I am trying to get a tensorflow network that does multi-label predictions. Using softmax with one-hot (single label) predictions works correctly. The accuracy get's calculated perfectly and the network learns as it should.
My basic network setup is:
X = tf.placeholder(features.dtype, (None, 300), name="input")
y = tf.placeholder(hots.dtype, (None,64), name="labels")
with tf.name_scope("dnn"):
hidden1 = fully_connected(X, 900, scope="hidden1")
hidden2 = fully_connected(hidden1, 450, scope="hidden2")
hidden3 = fully_connected(hidden2, 225, scope="hidden3")
logits = fully_connected(hidden3, max, scope="outputs", activation_fn=None)
with tf.name_scope("loss"):
xentropy = tf.nn.softmax_cross_entropy_with_logits(labels=y, logits=logits)
loss = tf.reduce_mean(xentropy, name="loss")
learning_rate = 0.05
with tf.name_scope("train"):
optimizer = tf.train.GradientDescentOptimizer(learning_rate)
training_op = optimizer.minimize(loss)
with tf.name_scope("eval"):
correct = tf.nn.in_top_k(logits, tf.argmax(y,1), 1)
accuracy = tf.reduce_mean(tf.cast(correct, tf.float32))
Because the goal is to get multi-label predictions, I changed the loss and the accuracy: (based on Tensorflow, multi label accuracy calculation)
with tf.name_scope("loss"):
xentropy = tf.nn.sigmoid_cross_entropy_with_logits(labels=tf.cast(y, tf.float32), logits=logits)
loss = tf.reduce_mean(xentropy, name="loss")
with tf.name_scope("eval"):
correct_prediction = tf.equal(tf.round(tf.nn.sigmoid(logits)), tf.round(tf.cast(y, tf.float32)))
accuracy = tf.reduce_mean(tf.cast(correct_prediction, tf.float32))
However, this results in a accuracy of Train accuracy: 0.984375 Test accuracy: 0.984375
for each epoch (with the single label one-hot data). It doesn't change, it's always this number.

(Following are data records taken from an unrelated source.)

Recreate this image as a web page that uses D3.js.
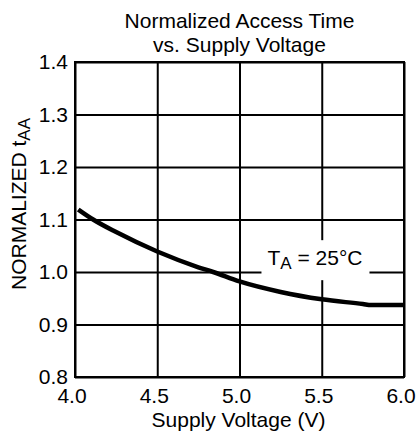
<!DOCTYPE html>
<html>
<head>
<meta charset="utf-8">
<script src="https://cdn.jsdelivr.net/npm/d3@7"></script>
<style>
  html, body { margin: 0; padding: 0; background: #fff; }
  svg { display: block; }
  text { font-family: "Liberation Sans", Arial, sans-serif; fill: #000; }
</style>
</head>
<body>
<svg id="chart" width="416" height="436"></svg>
<script>
// ---- data ----
const titleLines = ["Normalized Access Time", "vs. Supply Voltage"];
const xTicks = [4.0, 4.5, 5.0, 5.5, 6.0];
const yTicks = [0.8, 0.9, 1.0, 1.1, 1.2, 1.3, 1.4];
const voltage = [4.02, 4.11, 4.25, 4.5, 4.75, 4.84, 5.0, 5.25, 5.5, 5.75, 5.8, 6.0];
const accessTime = [1.119, 1.100, 1.076, 1.039, 1.009, 1.000, 0.982, 0.962, 0.948, 0.939, 0.937, 0.937];
const xLabel = "Supply Voltage (V)";
const yLabelMain = "NORMALIZED t";
const yLabelSub = "AA";
const annotation = { main: "T", sub: "A", rest: " = 25°C", x: 5.17, y: 1.013 };

// ---- layout ----
const svg = d3.select("#chart");
const margin = { left: 75, top: 62, right: 12, bottom: 59 };
const W = 416, H = 436;
const w = W - margin.left - margin.right;
const h = H - margin.top - margin.bottom;
const FS = 21, SUB = 17;

const x = d3.scaleLinear().domain([4.0, 6.0]).range([0, w]);
const y = d3.scaleLinear().domain([0.8, 1.4]).range([h, 0]);

const g = svg.append("g").attr("transform", `translate(${margin.left},${margin.top})`);

// gridlines
const gx = g.append("g").attr("transform", `translate(0,${h})`)
  .call(d3.axisBottom(x).tickValues(xTicks).tickSize(-h).tickFormat(""));
gx.select(".domain").remove();
gx.selectAll("line").attr("stroke", "#000").attr("stroke-width", 2);

const gy = g.append("g")
  .call(d3.axisLeft(y).tickValues(yTicks).tickSize(-w).tickFormat(""));
gy.select(".domain").remove();
gy.selectAll("line").attr("stroke", "#000").attr("stroke-width", 2);

// frame
g.append("rect").attr("x", 0).attr("y", 0).attr("width", w).attr("height", h)
  .attr("fill", "none").attr("stroke", "#000").attr("stroke-width", 2);

// tick labels
g.selectAll(".xt").data(xTicks).enter().append("text")
  .attr("x", d => x(d) - 3).attr("y", h + 26)
  .attr("text-anchor", "middle").attr("font-size", FS)
  .text(d => d.toFixed(1));
g.selectAll(".yt").data(yTicks).enter().append("text")
  .attr("x", -7).attr("y", d => y(d) + 7)
  .attr("text-anchor", "end").attr("font-size", FS)
  .text(d => d.toFixed(1));

// annotation with white background
const ax = x(annotation.x), ay = y(annotation.y);
g.append("rect").attr("x", ax - 6).attr("y", ay - 25).attr("width", 108).attr("height", 40)
  .attr("fill", "#fff");
const at = g.append("text").attr("x", ax).attr("y", ay).attr("font-size", FS);
at.append("tspan").text(annotation.main);
at.append("tspan").attr("font-size", SUB).attr("dy", 4).text(annotation.sub);
at.append("tspan").attr("dy", -4).text(annotation.rest);

// curve
const pts = voltage.map((v, i) => [v, accessTime[i]]);
g.append("path").datum(pts)
  .attr("fill", "none").attr("stroke", "#000").attr("stroke-width", 4.5)
  .attr("stroke-linejoin", "round")
  .attr("d", d3.line().x(d => x(d[0])).y(d => y(d[1])).curve(d3.curveMonotoneX));

// title
svg.selectAll(".title").data(titleLines).enter().append("text")
  .attr("x", margin.left + w / 2).attr("y", (d, i) => 28 + i * 24)
  .attr("text-anchor", "middle").attr("font-size", FS)
  .text(d => d);

// x label
svg.append("text").attr("x", margin.left + w / 2 - 1).attr("y", 427)
  .attr("text-anchor", "middle").attr("font-size", FS).text(xLabel);

// y label
const yl = svg.append("text").attr("transform", "translate(26,290) rotate(-90)")
  .attr("text-anchor", "start").attr("font-size", FS);
yl.append("tspan").text(yLabelMain);
yl.append("tspan").attr("font-size", SUB).attr("dy", 4).text(yLabelSub);
</script>
</body>
</html>
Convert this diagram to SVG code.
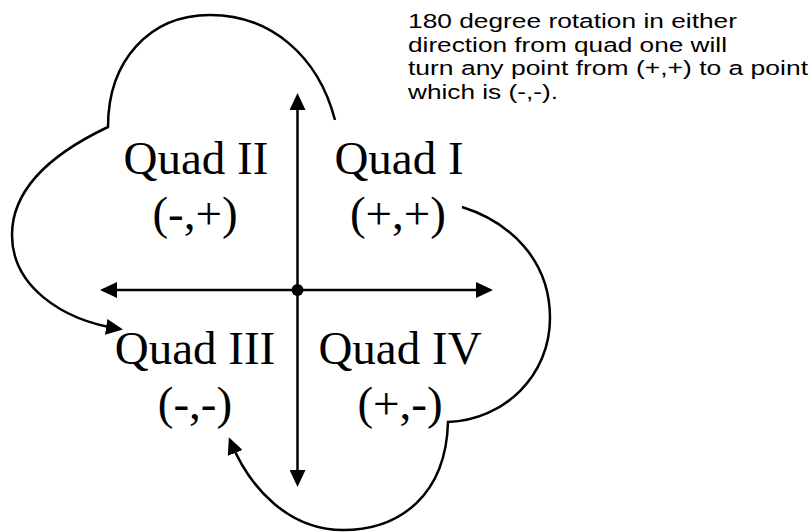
<svg xmlns="http://www.w3.org/2000/svg" width="812" height="532" viewBox="0 0 812 532">
<style>
.ln{fill:none;stroke:#000;stroke-width:2.5}
.q{font-family:"Liberation Serif","Times New Roman",serif;font-size:47px;fill:#000;text-anchor:middle}
.note{font-family:"Liberation Sans",Arial,sans-serif;font-size:20.5px;fill:#000}
</style>
<defs>
<marker id="ah" viewBox="0 0 17 16" refX="14" refY="8" markerWidth="17" markerHeight="16" markerUnits="userSpaceOnUse" orient="auto">
<path d="M0,0 L17,8 L0,16 Z" fill="#000"/>
</marker>
</defs>
<rect width="812" height="532" fill="#fff"/>
<g id="connectors">
<path id="axis-y-up" class="ln" d="M297.5,290 L297.5,96" marker-end="url(#ah)"/>
<path id="axis-y-down" class="ln" d="M297.5,290 L297.5,484" marker-end="url(#ah)"/>
<path id="axis-x-left" class="ln" d="M297.5,290 L103,290" marker-end="url(#ah)"/>
<path id="axis-x-right" class="ln" d="M297.5,290 L490,290" marker-end="url(#ah)"/>
<path id="rot-ccw" class="ln" d="M335,120 C318,55 270,15 210,15 C150,15 108,60 108,127 C70,145 12,180 12,235 C12,285 60,320 120,329" marker-end="url(#ah)"/>
<path id="rot-cw" class="ln" d="M462,207 C510,222 550,260 550,318 C550,375 505,420 448,422 C446,495 400,530 343,530 C290,530 250,490 230,440" marker-end="url(#ah)"/>
</g>
<g id="origin"><circle cx="297.5" cy="290" r="6" fill="#000"/></g>
<g id="quad2"><text class="q" x="196" y="174">Quad II</text><text class="q" x="195" y="229">(-,+)</text></g>
<g id="quad1"><text class="q" x="399" y="174">Quad I</text><text class="q" x="398" y="229">(+,+)</text></g>
<g id="quad3"><text class="q" x="195" y="364">Quad III</text><text class="q" x="195" y="419">(-,-)</text></g>
<g id="quad4"><text class="q" x="400" y="364">Quad IV</text><text class="q" x="400" y="419">(+,-)</text></g>
<g id="note">
<text class="note" x="408" y="28" textLength="329" lengthAdjust="spacingAndGlyphs">180 degree rotation in either</text>
<text class="note" x="408" y="51.5" textLength="319" lengthAdjust="spacingAndGlyphs">direction from quad one will</text>
<text class="note" x="408" y="75" textLength="400" lengthAdjust="spacingAndGlyphs">turn any point from (+,+) to a point</text>
<text class="note" x="408" y="98.5" textLength="150" lengthAdjust="spacingAndGlyphs">which is (-,-).</text>
</g>
</svg>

I tested with a lot of accuracy calculations for multi-label, but can't find one that actually does give me proper results. What am I missing here?
At the end, after countless tries to get this fixed, it turned out that everything was ok, except for the optimizer. When using the
AdamOptimizer()
instead of theGradientDescentOptimizer(learning_rate)
the network started learning fast, from 0.7 to 0.97 accuracy in 40 epochs.Maybe some tweaking of the learning rate would also make it work, but for now this is finally solved!